Down Street

We did the tour of Down Street, ably directed by a team from Hidden London under the aegis of the London Transport Museum. This is one of a number of abandoned tube stations, in this case on the Piccadilly line. Since opening in 1906, Down Street was never a great success. Down a side street and with better sited stations nearby it attracted few passengers and closed in 1932. In wartime, however, it got a new lease of life as a secret safe headquarters for the committee that ran the railways, and was used a few times by Churchill.

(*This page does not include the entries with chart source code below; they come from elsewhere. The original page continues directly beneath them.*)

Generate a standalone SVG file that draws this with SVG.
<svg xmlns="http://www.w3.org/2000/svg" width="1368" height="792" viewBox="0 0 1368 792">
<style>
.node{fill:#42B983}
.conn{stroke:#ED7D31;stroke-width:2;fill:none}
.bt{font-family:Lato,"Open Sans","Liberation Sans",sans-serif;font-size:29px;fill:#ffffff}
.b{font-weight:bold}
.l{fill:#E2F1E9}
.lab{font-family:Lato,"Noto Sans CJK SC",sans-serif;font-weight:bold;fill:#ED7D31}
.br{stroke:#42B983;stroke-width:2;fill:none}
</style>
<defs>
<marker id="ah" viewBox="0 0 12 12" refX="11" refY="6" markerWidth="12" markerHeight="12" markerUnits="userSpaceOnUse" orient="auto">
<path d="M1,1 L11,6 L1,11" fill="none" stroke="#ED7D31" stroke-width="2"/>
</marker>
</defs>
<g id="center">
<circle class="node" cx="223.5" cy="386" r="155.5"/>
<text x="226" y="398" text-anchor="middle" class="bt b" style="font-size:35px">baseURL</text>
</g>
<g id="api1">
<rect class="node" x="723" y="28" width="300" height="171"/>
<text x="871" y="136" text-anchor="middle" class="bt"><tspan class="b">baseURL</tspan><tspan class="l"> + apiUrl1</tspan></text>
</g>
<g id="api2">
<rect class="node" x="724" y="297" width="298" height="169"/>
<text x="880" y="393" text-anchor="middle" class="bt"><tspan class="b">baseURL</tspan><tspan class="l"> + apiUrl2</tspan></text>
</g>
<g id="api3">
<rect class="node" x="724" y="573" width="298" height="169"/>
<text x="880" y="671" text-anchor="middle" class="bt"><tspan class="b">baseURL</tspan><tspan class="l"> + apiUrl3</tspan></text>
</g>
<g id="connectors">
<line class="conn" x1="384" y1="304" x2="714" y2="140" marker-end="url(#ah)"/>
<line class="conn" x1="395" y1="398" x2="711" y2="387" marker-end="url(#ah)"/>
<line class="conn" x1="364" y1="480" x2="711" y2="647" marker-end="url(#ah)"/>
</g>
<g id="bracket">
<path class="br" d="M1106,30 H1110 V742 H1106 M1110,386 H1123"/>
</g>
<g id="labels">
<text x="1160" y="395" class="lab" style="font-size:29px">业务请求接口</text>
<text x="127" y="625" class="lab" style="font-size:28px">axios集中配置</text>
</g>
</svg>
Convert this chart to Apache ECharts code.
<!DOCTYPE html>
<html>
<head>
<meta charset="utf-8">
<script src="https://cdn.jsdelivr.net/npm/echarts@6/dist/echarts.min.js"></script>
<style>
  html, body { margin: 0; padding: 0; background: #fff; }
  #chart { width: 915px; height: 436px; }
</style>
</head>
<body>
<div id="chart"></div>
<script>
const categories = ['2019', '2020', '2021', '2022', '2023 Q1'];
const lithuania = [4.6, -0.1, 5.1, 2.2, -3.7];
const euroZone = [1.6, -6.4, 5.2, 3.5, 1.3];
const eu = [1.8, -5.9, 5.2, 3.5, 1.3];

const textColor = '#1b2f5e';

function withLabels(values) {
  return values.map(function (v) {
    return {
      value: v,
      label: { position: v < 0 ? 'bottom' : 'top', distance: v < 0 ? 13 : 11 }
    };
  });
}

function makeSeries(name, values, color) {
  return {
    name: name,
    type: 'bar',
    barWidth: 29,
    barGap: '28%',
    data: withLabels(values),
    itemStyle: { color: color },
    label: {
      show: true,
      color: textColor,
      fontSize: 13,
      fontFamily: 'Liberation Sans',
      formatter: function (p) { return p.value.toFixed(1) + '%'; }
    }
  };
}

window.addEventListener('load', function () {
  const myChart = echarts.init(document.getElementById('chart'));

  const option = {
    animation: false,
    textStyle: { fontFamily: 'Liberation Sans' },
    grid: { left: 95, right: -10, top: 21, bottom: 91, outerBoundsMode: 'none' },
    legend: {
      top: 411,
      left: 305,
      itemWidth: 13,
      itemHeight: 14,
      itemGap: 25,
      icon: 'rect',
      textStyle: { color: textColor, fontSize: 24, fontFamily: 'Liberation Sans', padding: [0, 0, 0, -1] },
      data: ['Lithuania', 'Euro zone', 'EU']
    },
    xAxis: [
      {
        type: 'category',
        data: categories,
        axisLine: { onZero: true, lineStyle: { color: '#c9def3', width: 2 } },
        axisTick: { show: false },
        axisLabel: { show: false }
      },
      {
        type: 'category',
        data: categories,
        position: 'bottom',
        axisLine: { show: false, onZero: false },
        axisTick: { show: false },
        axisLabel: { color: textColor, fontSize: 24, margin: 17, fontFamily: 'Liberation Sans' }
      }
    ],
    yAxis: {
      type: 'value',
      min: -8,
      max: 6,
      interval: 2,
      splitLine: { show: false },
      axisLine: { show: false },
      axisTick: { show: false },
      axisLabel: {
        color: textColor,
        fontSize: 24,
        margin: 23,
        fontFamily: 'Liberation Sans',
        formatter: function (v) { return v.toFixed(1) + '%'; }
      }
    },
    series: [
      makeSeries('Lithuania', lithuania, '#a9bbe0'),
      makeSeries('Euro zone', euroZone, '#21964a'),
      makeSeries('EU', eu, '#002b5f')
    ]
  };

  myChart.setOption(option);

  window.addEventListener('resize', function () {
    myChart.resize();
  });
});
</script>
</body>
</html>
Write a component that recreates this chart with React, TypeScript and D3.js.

Conditions were not great, with corridors limited to the width of a standard tea trolley (obviously an essential). Yet people worked shifts, living in the station for weeks at a time without seeing daylight, putting up with limited bath and toilet facilities and rotating use of beds. The executive class were better looked after, with a kitchen that apparently served caviar and fine wines even at the height of the war. When peace came, it was pretty well abandoned, though it is still an official escape route from the Piccadilly line and the tube engineers make some use of it. There are plans to use its shafts to improve ventilation on the Piccadilly line, apparently.
These days it is a bit of a wreck. The platforms were walled off in 1939, but the trains can still be heard, and seen flashing by in a few places. Odd bits of signage from different eras are still in place, and some of the fine old tiling. It seems odd to me that a space like this in the most expensive part of London is not more imaginatively used.